§ **SUPPLIED INFORMATION**:
::::

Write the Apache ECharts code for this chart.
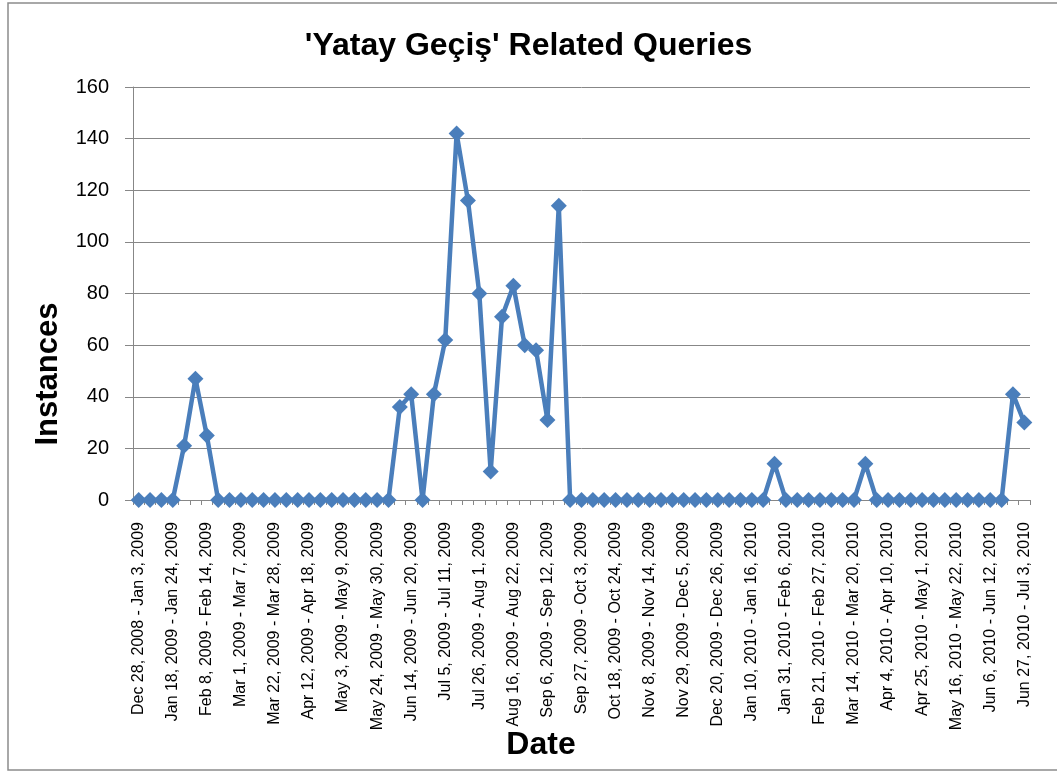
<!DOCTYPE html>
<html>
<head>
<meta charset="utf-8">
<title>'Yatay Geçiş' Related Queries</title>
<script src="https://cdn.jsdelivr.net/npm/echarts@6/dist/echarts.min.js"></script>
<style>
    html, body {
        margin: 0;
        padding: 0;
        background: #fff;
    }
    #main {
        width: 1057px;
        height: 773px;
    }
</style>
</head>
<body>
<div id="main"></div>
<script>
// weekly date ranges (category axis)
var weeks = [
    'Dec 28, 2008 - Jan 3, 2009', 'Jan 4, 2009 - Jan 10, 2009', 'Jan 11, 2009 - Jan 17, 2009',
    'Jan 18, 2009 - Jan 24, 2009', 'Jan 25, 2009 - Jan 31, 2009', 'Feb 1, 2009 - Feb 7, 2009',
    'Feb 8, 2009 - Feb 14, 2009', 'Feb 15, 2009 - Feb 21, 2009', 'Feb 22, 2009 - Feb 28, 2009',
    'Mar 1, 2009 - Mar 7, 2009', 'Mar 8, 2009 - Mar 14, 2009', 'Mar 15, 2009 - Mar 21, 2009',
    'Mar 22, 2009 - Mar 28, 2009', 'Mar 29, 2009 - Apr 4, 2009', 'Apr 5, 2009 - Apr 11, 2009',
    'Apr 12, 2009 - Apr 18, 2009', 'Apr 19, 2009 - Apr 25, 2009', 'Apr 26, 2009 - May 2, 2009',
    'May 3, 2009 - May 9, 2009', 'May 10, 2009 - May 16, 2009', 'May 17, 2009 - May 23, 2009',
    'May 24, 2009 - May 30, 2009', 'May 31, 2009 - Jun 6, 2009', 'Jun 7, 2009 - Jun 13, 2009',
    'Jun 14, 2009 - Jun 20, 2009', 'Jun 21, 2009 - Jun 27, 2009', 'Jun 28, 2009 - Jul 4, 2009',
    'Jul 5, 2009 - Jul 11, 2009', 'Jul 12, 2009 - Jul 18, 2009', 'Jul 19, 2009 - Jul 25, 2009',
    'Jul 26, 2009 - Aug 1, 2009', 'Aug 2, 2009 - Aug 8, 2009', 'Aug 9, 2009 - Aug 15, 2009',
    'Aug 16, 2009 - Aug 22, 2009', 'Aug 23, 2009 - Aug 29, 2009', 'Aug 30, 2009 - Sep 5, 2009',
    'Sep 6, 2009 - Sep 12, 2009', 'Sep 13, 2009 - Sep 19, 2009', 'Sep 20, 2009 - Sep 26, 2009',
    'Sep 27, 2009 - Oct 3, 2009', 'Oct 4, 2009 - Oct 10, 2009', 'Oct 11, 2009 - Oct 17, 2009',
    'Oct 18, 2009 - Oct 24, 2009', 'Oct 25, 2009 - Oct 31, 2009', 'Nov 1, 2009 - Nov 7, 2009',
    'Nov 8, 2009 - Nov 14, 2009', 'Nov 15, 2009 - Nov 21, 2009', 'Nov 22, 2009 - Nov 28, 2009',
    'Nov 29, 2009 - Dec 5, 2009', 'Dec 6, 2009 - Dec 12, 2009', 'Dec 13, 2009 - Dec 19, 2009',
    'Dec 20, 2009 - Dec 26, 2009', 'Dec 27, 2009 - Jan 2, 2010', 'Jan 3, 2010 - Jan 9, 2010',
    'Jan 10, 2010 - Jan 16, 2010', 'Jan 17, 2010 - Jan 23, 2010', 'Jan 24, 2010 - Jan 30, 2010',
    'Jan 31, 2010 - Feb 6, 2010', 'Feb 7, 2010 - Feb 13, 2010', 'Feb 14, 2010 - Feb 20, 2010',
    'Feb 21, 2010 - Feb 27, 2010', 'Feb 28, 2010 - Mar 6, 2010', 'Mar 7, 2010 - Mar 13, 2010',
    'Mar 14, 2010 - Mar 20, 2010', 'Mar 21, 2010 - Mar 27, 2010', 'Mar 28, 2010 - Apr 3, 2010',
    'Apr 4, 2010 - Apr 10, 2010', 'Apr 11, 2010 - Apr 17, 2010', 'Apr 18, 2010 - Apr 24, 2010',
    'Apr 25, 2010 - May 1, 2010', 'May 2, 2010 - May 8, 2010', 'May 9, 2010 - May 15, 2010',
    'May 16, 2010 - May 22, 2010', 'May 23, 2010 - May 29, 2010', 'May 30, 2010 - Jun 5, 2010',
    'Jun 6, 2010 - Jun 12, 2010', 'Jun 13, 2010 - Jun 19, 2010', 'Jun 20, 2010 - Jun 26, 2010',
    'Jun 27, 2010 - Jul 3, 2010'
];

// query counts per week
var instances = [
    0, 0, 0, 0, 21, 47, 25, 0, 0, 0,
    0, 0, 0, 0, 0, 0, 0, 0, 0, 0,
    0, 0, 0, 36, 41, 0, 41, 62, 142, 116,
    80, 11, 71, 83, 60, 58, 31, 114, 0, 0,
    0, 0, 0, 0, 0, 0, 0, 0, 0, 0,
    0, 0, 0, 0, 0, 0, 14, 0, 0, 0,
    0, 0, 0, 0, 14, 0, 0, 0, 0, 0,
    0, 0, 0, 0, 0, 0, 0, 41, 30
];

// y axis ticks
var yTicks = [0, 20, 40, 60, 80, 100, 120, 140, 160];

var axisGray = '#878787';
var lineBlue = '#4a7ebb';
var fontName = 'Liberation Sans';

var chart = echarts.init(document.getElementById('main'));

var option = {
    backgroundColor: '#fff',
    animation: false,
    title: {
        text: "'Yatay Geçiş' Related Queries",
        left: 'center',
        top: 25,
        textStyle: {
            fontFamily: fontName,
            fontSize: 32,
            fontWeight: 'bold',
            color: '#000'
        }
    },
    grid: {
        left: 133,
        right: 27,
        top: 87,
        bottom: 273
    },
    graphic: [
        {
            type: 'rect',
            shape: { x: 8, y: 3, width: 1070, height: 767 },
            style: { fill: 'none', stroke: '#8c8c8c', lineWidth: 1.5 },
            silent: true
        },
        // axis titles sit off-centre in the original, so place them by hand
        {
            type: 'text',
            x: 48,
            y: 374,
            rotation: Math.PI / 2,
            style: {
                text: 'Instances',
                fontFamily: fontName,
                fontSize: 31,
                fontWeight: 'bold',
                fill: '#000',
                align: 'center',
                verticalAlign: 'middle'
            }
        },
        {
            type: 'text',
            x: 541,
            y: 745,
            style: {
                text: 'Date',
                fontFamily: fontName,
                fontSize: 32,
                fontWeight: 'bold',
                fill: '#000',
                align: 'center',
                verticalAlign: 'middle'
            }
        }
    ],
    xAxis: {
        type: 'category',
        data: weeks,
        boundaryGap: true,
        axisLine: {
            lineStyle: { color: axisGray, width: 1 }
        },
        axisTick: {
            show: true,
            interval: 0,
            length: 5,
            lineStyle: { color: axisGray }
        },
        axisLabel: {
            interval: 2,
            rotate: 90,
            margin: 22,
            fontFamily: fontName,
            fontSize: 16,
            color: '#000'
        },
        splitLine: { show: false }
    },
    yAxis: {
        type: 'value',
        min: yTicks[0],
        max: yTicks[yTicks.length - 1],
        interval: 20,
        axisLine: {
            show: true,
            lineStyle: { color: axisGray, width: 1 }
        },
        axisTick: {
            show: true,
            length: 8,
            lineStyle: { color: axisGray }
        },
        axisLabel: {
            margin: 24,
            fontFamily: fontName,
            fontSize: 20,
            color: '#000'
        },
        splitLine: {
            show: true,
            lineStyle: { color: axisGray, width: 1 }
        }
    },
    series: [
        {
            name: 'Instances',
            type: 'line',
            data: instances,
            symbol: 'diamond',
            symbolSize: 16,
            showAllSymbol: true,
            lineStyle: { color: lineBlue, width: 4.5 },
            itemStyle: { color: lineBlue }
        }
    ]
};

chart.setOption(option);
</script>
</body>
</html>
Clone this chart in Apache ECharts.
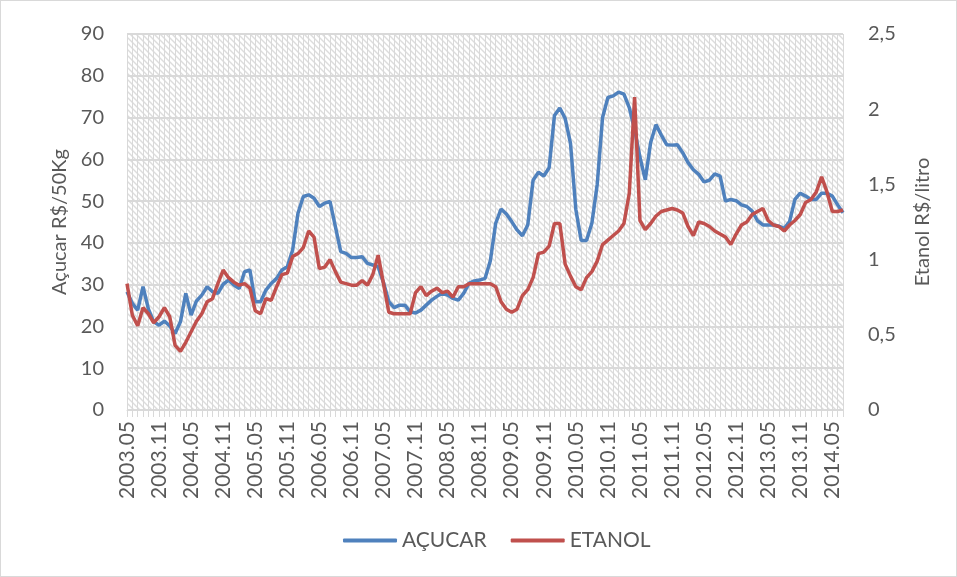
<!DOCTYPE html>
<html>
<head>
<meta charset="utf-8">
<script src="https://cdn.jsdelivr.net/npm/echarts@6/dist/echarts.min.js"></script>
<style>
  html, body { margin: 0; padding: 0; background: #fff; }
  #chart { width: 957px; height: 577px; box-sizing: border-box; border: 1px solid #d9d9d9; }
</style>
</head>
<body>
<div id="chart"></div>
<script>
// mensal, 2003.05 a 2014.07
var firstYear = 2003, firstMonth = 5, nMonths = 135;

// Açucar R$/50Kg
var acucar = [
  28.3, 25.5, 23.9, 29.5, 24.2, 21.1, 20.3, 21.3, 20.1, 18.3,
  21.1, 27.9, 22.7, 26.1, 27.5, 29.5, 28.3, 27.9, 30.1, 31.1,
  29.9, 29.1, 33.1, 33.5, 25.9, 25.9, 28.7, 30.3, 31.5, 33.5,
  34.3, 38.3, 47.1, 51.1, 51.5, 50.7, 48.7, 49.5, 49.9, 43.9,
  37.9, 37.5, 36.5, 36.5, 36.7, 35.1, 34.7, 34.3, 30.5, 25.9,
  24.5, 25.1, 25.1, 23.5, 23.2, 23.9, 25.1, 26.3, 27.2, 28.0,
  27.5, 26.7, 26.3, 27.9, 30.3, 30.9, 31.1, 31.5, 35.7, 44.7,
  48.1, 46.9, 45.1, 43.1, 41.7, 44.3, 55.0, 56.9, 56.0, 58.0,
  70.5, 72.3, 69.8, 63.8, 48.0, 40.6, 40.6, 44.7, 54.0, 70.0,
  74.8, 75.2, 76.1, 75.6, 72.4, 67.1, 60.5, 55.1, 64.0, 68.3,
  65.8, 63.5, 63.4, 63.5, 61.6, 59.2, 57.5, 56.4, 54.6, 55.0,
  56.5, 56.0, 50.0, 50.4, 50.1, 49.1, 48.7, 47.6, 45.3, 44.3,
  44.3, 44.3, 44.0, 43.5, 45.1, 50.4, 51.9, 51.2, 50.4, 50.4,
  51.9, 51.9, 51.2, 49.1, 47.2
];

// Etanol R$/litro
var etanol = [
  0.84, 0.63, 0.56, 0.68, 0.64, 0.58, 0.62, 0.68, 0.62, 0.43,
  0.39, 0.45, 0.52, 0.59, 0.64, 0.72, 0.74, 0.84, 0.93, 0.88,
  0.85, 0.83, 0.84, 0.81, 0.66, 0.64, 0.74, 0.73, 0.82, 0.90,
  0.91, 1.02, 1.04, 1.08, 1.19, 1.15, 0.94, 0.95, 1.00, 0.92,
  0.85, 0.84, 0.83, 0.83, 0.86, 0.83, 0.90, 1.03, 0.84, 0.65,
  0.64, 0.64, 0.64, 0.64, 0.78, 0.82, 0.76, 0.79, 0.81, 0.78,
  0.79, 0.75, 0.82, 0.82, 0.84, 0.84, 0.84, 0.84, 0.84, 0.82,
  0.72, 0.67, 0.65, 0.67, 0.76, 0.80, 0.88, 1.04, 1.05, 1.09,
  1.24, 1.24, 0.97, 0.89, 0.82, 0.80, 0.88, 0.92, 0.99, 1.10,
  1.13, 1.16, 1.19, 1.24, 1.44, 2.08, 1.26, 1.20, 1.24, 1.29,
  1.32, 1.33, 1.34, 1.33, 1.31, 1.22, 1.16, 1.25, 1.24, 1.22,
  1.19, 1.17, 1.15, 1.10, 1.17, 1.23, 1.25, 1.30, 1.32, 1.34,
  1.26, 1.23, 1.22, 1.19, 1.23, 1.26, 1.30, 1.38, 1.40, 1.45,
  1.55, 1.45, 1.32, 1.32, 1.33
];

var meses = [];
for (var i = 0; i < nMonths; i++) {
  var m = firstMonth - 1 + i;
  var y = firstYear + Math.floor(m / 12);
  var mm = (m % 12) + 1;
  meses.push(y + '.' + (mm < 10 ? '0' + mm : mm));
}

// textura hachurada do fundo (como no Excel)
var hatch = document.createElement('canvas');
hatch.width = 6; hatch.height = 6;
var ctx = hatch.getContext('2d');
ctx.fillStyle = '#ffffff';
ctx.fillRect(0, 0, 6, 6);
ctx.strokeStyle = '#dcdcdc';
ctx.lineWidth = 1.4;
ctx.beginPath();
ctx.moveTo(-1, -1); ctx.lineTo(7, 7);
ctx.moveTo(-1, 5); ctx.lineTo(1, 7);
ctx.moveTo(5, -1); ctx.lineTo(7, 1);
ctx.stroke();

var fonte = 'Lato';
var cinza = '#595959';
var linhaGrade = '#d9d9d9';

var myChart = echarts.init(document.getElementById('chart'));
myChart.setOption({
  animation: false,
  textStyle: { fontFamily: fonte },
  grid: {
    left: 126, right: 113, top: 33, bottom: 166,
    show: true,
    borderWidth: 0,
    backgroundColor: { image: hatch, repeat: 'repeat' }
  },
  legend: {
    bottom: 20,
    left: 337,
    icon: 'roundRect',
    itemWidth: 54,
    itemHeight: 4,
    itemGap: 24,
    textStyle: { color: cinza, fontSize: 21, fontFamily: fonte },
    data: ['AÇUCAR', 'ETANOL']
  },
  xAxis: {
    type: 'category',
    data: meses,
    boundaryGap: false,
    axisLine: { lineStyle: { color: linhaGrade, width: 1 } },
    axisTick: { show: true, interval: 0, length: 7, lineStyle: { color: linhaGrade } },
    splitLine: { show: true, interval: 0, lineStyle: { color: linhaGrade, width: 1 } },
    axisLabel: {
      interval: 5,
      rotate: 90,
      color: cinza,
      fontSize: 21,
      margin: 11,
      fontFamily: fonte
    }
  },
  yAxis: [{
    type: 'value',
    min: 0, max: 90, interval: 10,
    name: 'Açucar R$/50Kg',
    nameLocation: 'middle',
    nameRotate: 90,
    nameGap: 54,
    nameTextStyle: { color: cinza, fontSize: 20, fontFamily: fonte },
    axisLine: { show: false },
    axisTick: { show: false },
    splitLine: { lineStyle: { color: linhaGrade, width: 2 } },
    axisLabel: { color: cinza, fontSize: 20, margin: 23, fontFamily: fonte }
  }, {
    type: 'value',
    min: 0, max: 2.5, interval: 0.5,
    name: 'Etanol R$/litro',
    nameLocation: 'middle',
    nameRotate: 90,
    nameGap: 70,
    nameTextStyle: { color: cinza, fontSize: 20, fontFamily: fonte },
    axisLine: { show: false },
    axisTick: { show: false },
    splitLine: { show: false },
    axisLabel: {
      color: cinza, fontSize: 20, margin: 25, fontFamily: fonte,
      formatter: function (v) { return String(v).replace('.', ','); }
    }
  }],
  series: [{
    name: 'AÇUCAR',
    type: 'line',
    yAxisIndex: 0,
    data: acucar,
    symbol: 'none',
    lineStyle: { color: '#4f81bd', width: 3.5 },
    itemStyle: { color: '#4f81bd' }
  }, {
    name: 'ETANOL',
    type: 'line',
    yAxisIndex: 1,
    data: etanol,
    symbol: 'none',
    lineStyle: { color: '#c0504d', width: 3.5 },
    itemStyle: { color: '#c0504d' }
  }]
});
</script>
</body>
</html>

::::

§ **EXERCISE BRIEF**: Display every line of the listing that contains the string "this".

§ **FINAL RESULT**:
Write the Apache ECharts code for this chart.
Clone this chart in Apache ECharts.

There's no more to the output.